En effectuant le lien entre l’extérieur et l’intérieur, les « revenants » font de la prison un lieu de vie à part entière, somme toute ordinaire. Et permettent ainsi au personnel d’oublier pour quelques instants sa propre relégation.
En outre, si la méconnaissance des détenus et les doutes sur l’identité de beaucoup, intensifiés par la connaissance interne que les détenus ne cessent de vanter et d’amplifier, représentent certainement l’obstacle principal à une prise en charge éducative des jeunes, ils peuvent néanmoins s’avérer salvateurs, puisqu’ils permettent de justifier la difficulté de gérer certains garçons, voire de se décharger de la responsabilité de l’échec de leur prise en charge.

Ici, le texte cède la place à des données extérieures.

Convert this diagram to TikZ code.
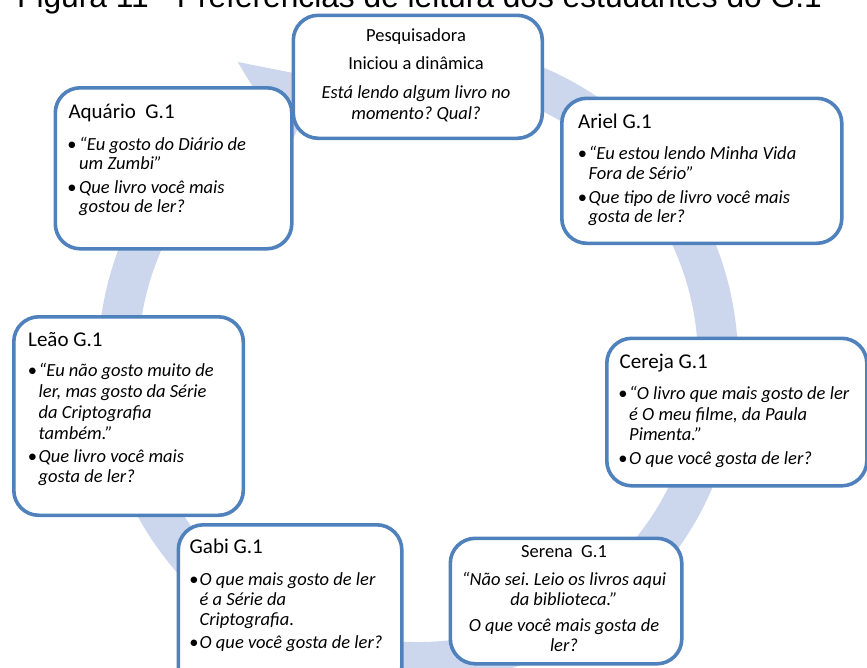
\documentclass[tikz,border=0pt]{standalone}
\usepackage{fontspec}
\setmainfont{Carlito}
\newfontfamily\arialf{Liberation Sans}
\definecolor{boxblue}{RGB}{79,129,189}
\definecolor{ringblue}{RGB}{204,215,237}
\frenchspacing
\tikzset{
  card/.style={draw=boxblue, line width=3.6pt, fill=white, rounded corners=25pt, inner sep=0pt, anchor=north west},
  ttl/.style={inner sep=0pt, anchor=base west, font=\fontsize{21}{24}\selectfont},
  ln/.style={inner sep=0pt, anchor=base west, font=\fontsize{18.5}{21}\selectfont\itshape},
  cln/.style={inner sep=0pt, anchor=base, font=\fontsize{18.5}{21}\selectfont},
  cit/.style={inner sep=0pt, anchor=base, font=\fontsize{18.5}{21}\selectfont\itshape},
  bul/.style={inner sep=0pt, anchor=base, font=\fontsize{18.5}{21}\selectfont},
}
\begin{document}
\begin{tikzpicture}[x=1pt,y=1pt]
\useasboundingbox (0,0) rectangle (867,-667);
\clip (0,0) rectangle (867,-667);
\fill[white] (0,0) rectangle (867,-667);

% title (cut off at the top)
\node[anchor=base west, inner sep=0pt, font=\arialf\fontsize{31.7}{36}\selectfont] (title) at (17,-7.5) {Figura 11 - Preferências de leitura dos estudantes do G.1};

% circular arrow
\coordinate (rc) at (418,-362);
\fill[ringblue] ([shift={(rc)}]80:320pt) arc[start angle=80,end angle=-239,radius=320pt]
  -- ([shift={(rc)}]-239:350pt) -- ([shift={(rc)}]-251:300pt) -- ([shift={(rc)}]-239:250pt)
  -- ([shift={(rc)}]-239:280pt) arc[start angle=-239,end angle=80,radius=280pt] -- cycle;

% boxes
\node[card, minimum width=249pt, minimum height=123pt] (pesq) at (291.5,-13.5) {};
\node[card, minimum width=236.5pt, minimum height=161pt] (aqua) at (53.5,-86) {};
\node[card, minimum width=280pt, minimum height=145pt] (ariel) at (560,-96.5) {};
\node[card, minimum width=229.5pt, minimum height=198.5pt] (leao) at (12,-315) {};
\node[card, minimum width=260pt, minimum height=147.5pt] (cereja) at (605,-336.5) {};
\node[card, minimum width=223.5pt, minimum height=167pt] (gabi) at (176.5,-523) {};
\node[card, minimum width=231.5pt, minimum height=125.5pt] (serena) at (448.5,-536.5) {};

% Pesquisadora
\node[cln] (p1) at (416,-41.7) {Pesquisadora};
\node[cln] (p2) at (416,-69.3) {Iniciou a dinâmica};
\node[cit] (p3) at (416,-98.3) {Está lendo algum livro no};
\node[cit] (p4) at (416,-119) {momento? Qual?};

% Aquario
\node[ttl] (a0) at (68.3,-118.3) {Aquário\ \ G.1};
\node[bul] (ab1) at (72,-150) {•};
\node[ln] (a1) at (79,-150) {“Eu gosto do Diário de};
\node[ln] (a2) at (79,-169.5) {um Zumbi”};
\node[bul] (ab2) at (72,-193) {•};
\node[ln] (a3) at (79,-193) {Que livro você mais};
\node[ln] (a4) at (79,-212.5) {gostou de ler?};

% Ariel
\node[ttl] (r0) at (578,-128.3) {Ariel G.1};
\node[bul] (rb1) at (582.5,-159.3) {•};
\node[ln] (r1) at (588.5,-159.3) {“Eu estou lendo Minha Vida};
\node[ln] (r2) at (588.5,-179.3) {Fora de Sério”};
\node[bul] (rb2) at (582.5,-203.3) {•};
\node[ln] (r3) at (588.5,-203.3) {Que tipo de livro você mais};
\node[ln] (r4) at (588.5,-222.7) {gosta de ler?};

% Leao
\node[ttl] (l0) at (28,-346.7) {Leão G.1};
\node[bul] (lb1) at (32.5,-376.7) {•};
\node[ln] (l1) at (38.5,-376.7) {“Eu não gosto muito de};
\node[ln] (l2) at (38.5,-397.3) {ler, mas gosto da Série};
\node[ln] (l3) at (38.5,-418.3) {da Criptografia};
\node[ln] (l4) at (38.5,-439) {também.”};
\node[bul] (lb2) at (32.5,-462.3) {•};
\node[ln] (l5) at (38.5,-462.3) {Que livro você mais};
\node[ln] (l6) at (38.5,-482.7) {gosta de ler?};

% Cereja
\node[ttl] (c0) at (619.5,-368.3) {Cereja G.1};
\node[bul] (cb1) at (623,-399.3) {•};
\node[ln] (c1) at (629,-399.3) {“O livro que mais gosto de ler};
\node[ln] (c2) at (629,-420) {é O meu filme, da Paula};
\node[ln] (c3) at (629,-440) {Pimenta.”};
\node[bul] (cb2) at (623,-464) {•};
\node[ln] (c4) at (629,-464) {O que você gosta de ler?};

% Gabi
\node[ttl] (g0) at (189.5,-553.3) {Gabi G.1};
\node[bul] (gb1) at (194,-585) {•};
\node[ln] (g1) at (199.5,-585) {O que mais gosto de ler};
\node[ln] (g2) at (199.5,-605) {é a Série da};
\node[ln] (g3) at (199.5,-625) {Criptografia.};
\node[bul] (gb2) at (194,-648.3) {•};
\node[ln] (g4) at (199.5,-648.3) {O que você gosta de ler?};

% Serena
\node[cln] (s0) at (564,-557.3) {Serena\ \ G.1};
\node[cit] (s1) at (564,-585) {“Não sei. Leio os livros aqui};
\node[cit] (s2) at (564,-605) {da biblioteca.”};
\node[cit] (s3) at (564,-631.7) {O que você mais gosta de};
\node[cit] (s4) at (564,-651.7) {ler?};
\end{tikzpicture}
\end{document}
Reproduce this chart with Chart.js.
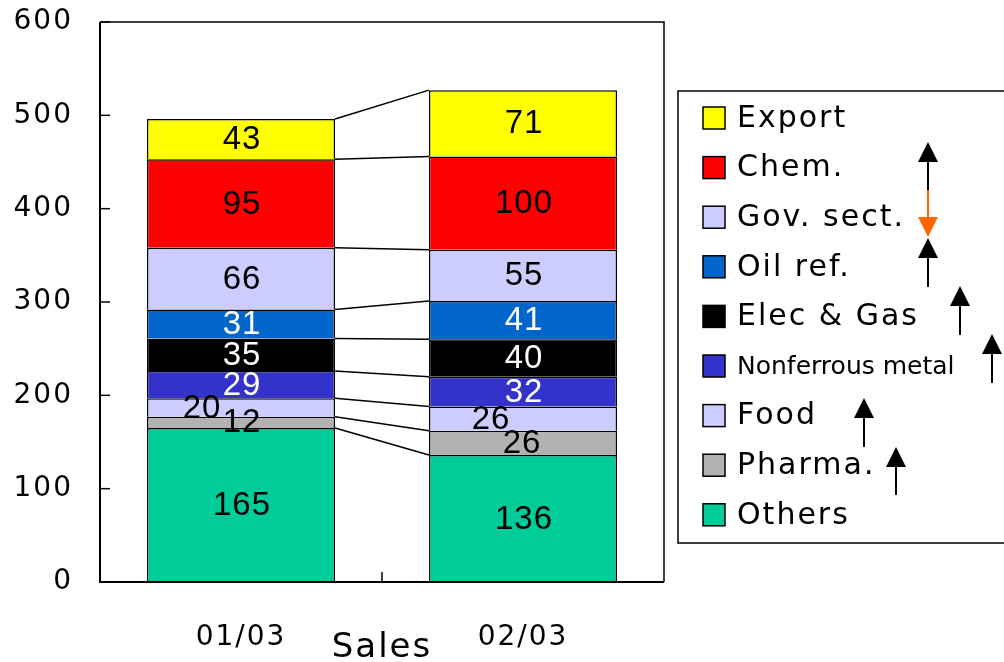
<!DOCTYPE html>
<html>
<head>
<meta charset="utf-8">
<script src="https://cdn.jsdelivr.net/npm/chart.js@4/dist/chart.umd.min.js"></script>
<style>
  html, body { margin: 0; padding: 0; background: #fff; }
  #wrap { width: 1004px; height: 662px; }
</style>
</head>
<body>
<div id="wrap"><canvas id="salesChart" width="1004" height="662"></canvas></div>
<script>
const periods = ["01/03", "02/03"];
const sectors = ["Others", "Pharma.", "Food", "Nonferrous metal", "Elec & Gas", "Oil ref.", "Gov. sect.", "Chem.", "Export"];
const others = [165, 136];
const pharma = [12, 26];
const food = [20, 26];
const nonferrous = [29, 32];
const elecGas = [35, 40];
const oilRef = [31, 41];
const govSect = [66, 55];
const chem = [95, 100];
const exportSales = [43, 71];
const yTicks = [0, 100, 200, 300, 400, 500, 600];

const FONT = "'DejaVu Sans', Verdana, sans-serif";
const LABEL_FONT = "'Liberation Sans', Arial, sans-serif";
const colors = ["#00CC99", "#B2B2B2", "#CCCCFF", "#3333CC", "#000000", "#0066CC", "#CCCCFF", "#FF0000", "#FFFF00"];
const labelColors = ["#000", "#000", "#000", "#fff", "#fff", "#fff", "#000", "#000", "#000"];
// small nudges so the overlapping labels look like the original
const labelShift = { 2: [-40, -33], 1: [0, -2] };

const series = [others, pharma, food, nonferrous, elecGas, oilRef, govSect, chem, exportSales];

const PLOT_TOP = 22;

const extras = {
    id: "extras",
    afterLayout(chart) {
        // pin the top of the plot box where the original has it
        const y = chart.scales.y;
        chart.chartArea.top = PLOT_TOP;
        chart.chartArea.height = chart.chartArea.bottom - PLOT_TOP;
        y.top = PLOT_TOP;
        y.height = y.bottom - PLOT_TOP;
        y.configure();
    },
    beforeDraw(chart) {
        chart.ctx.letterSpacing = "2px";
    },
    afterDatasetsDraw(chart) {
        const ctx = chart.ctx;
        const { left, right, top, bottom } = chart.chartArea;
        ctx.save();

        // connector lines between the stacks
        ctx.strokeStyle = "#000";
        ctx.lineWidth = 1.5;
        chart.data.datasets.forEach((ds, i) => {
            const m = chart.getDatasetMeta(i);
            const a = m.data[0], b = m.data[1];
            ctx.beginPath();
            ctx.moveTo(a.x + a.width / 2, a.y);
            ctx.lineTo(b.x - b.width / 2, b.y);
            ctx.stroke();
        });

        // plot frame
        ctx.lineWidth = 1.5;
        ctx.beginPath();
        ctx.moveTo(left, top);
        ctx.lineTo(right, top);
        ctx.lineTo(right, bottom);
        ctx.stroke();
        ctx.lineWidth = 2;
        ctx.beginPath();
        ctx.moveTo(left, top);
        ctx.lineTo(left, bottom);
        ctx.lineTo(right, bottom);
        ctx.stroke();

        // inward tick marks
        const ys = chart.scales.y;
        ctx.lineWidth = 1.5;
        yTicks.forEach(v => {
            const py = ys.getPixelForValue(v);
            ctx.beginPath();
            ctx.moveTo(left, py);
            ctx.lineTo(left + 10, py);
            ctx.stroke();
        });
        const midX = (left + right) / 2;
        ctx.beginPath();
        ctx.moveTo(midX, bottom);
        ctx.lineTo(midX, bottom - 10);
        ctx.stroke();

        // value labels
        ctx.font = "33px " + LABEL_FONT;
        ctx.letterSpacing = "1px";
        ctx.textAlign = "center";
        ctx.textBaseline = "middle";
        chart.data.datasets.forEach((ds, i) => {
            const m = chart.getDatasetMeta(i);
            m.data.forEach((el, j) => {
                const dx = labelShift[i] ? labelShift[i][j] : 0;
                ctx.fillStyle = labelColors[i];
                ctx.fillText(String(ds.data[j]), el.x + dx + 1, (el.y + el.base) / 2 + 1);
            });
        });

        // legend
        const lx = 678, ly = 91, lb = 543;
        ctx.lineWidth = 1.5;
        ctx.strokeRect(lx, ly, 340, lb - ly);
        ctx.textAlign = "left";
        const n = chart.data.datasets.length;
        for (let k = 0; k < n; k++) {
            const i = n - 1 - k;
            const cy = 118 + k * 49.6;
            ctx.fillStyle = colors[i];
            ctx.fillRect(703, cy - 11, 22, 22);
            ctx.lineWidth = 1.5;
            ctx.strokeStyle = "#000";
            ctx.strokeRect(703, cy - 11, 22, 22);
            ctx.fillStyle = "#000";
            const small = sectors[i] === "Nonferrous metal";
            ctx.font = (small ? "25px " : "30px ") + FONT;
            ctx.letterSpacing = small ? "0px" : "2px";
            ctx.fillText(sectors[i], 737, cy + 1);
        }

        // trend arrows next to the legend
        const arrows = [
            { x: 928, from: 190, to: 142, c: "#000" },
            { x: 928, from: 190, to: 237, c: "#FF6600" },
            { x: 928, from: 287, to: 238, c: "#000" },
            { x: 960, from: 335, to: 286, c: "#000" },
            { x: 992, from: 383, to: 334, c: "#000" },
            { x: 864, from: 447, to: 398, c: "#000" },
            { x: 896, from: 495, to: 447, c: "#000" }
        ];
        arrows.forEach(a => {
            const dir = a.to < a.from ? 1 : -1;
            ctx.strokeStyle = a.c;
            ctx.fillStyle = a.c;
            ctx.lineWidth = 2;
            ctx.beginPath();
            ctx.moveTo(a.x, a.from);
            ctx.lineTo(a.x, a.to + dir * 18);
            ctx.stroke();
            ctx.beginPath();
            ctx.moveTo(a.x, a.to);
            ctx.lineTo(a.x - 10, a.to + dir * 20);
            ctx.lineTo(a.x + 10, a.to + dir * 20);
            ctx.closePath();
            ctx.fill();
        });

        ctx.restore();
    }
};

new Chart(document.getElementById("salesChart"), {
    type: "bar",
    data: {
        labels: periods,
        datasets: series.map((d, i) => ({
            label: sectors[i],
            data: d,
            backgroundColor: colors[i],
            borderColor: "#000",
            borderWidth: 1.5,
            categoryPercentage: 1,
            barPercentage: 0.667
        }))
    },
    options: {
        responsive: false,
        animation: false,
        layout: { padding: { top: 2, right: 340, left: 0, bottom: 0 } },
        plugins: {
            legend: { display: false },
            tooltip: { enabled: false }
        },
        scales: {
            x: {
                stacked: true,
                grid: { display: false, drawTicks: false },
                border: { display: false },
                ticks: { color: "#000", font: { family: FONT, size: 28 }, padding: 39 },
                title: { display: true, text: "Sales", color: "#000", font: { family: FONT, size: 34 }, padding: { top: 0, bottom: -7 } },
                afterFit(s) { s.height = 80; }
            },
            y: {
                stacked: true,
                min: 0,
                max: 600,
                ticks: { stepSize: 100, color: "#000", font: { family: FONT, size: 28 }, padding: 27 },
                grid: { display: false, drawTicks: false },
                border: { display: false },
                afterFit(s) { s.width = 100; }
            }
        }
    },
    plugins: [extras]
});
</script>
</body>
</html>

Les doutes sur le nom et l’âge véritables des adolescents permettent aussi de les désingulariser et surtout de leur refuser l’identité première qui inscrit l’individu dans le groupe social, et donc de les en exclure. Cette méconnaissance et ces doutes confirment aussi l’étrangeté des détenus et renforcent le sentiment d’avoir affaire à des « Autres », ce qui permet, de fait, de s’assurer la distance minimum nécessaire pour les maintenir enfermés. Enfin, cette méconnaissance et ces doutes rassurent les agents sur leur fonction première de garde et les protège de la disqualification sociale qu’entraînerait la charge du rôle d’éducateur que d’aucun aimerait pourtant les voir tenir.
Dans cet espace de vie figé, et parce que les relations individuelles - qui existent pourtant entre certains surveillants et certains garçons -, ne peuvent se dire (l’institution est trop sclérosée et le regard des collègues trop pesant et contraignant), les « interventions » - on maîtrise à plusieurs le garçon insultant, récalcitrant ou violent, on le met à terre, face contre le sol, on lui replie dans le dos bras et jambes, et on le transporte allongé dans une cellule du rez-de-chaussée où il sera dénudé une dizaine de minutes - , c’est-à -dire les prises de pouvoir sur les corps, insufflent un peu d’oxygène au quartier : à ces moments-là , détenus et surveillants s’enflamment et les relations se manifestent : les sentiments s’expriment, les émotions explosent.
Enfin, terminons en soulignant le cloisonnement du quartier. Au tribunal, une fois que la décision d’incarcérer un mineur est prise, on dit que le jeune est « parti », sans jamais préciser où. Sans doute parce qu’on ne le sait pas vraiment ou qu’on ne veut pas le savoir, et que le lieu de la vraie vie est ici et non là -bas. En prison, une fois que le jeune est libéré, on espère (sans bien sûr se le dire) le « revoir », et quand c’est le cas, on s’annonce le retour du « revenant », sans jamais préciser d’où il revient. Sans doute parce qu’on ne le sait pas vraiment non plus et parce que le lieu de la vraie vie est maintenant celui de la prison. Les deux espaces ne se rencontrent donc pas. La prison et la société extérieure représentent, pour chacune des catégories d’acteurs, des espaces fermés, exclusifs, reliés uniquement par la circulation des garçons. Cette impossibilité des acteurs de considérer les deux espaces comme appartenant au même monde social - d’autant plus que les jeunes dont ils décident du sort et qu’ils gardent, eux, les foulent successivement - interroge sur la possibilité d’une prise en charge de ces adolescents.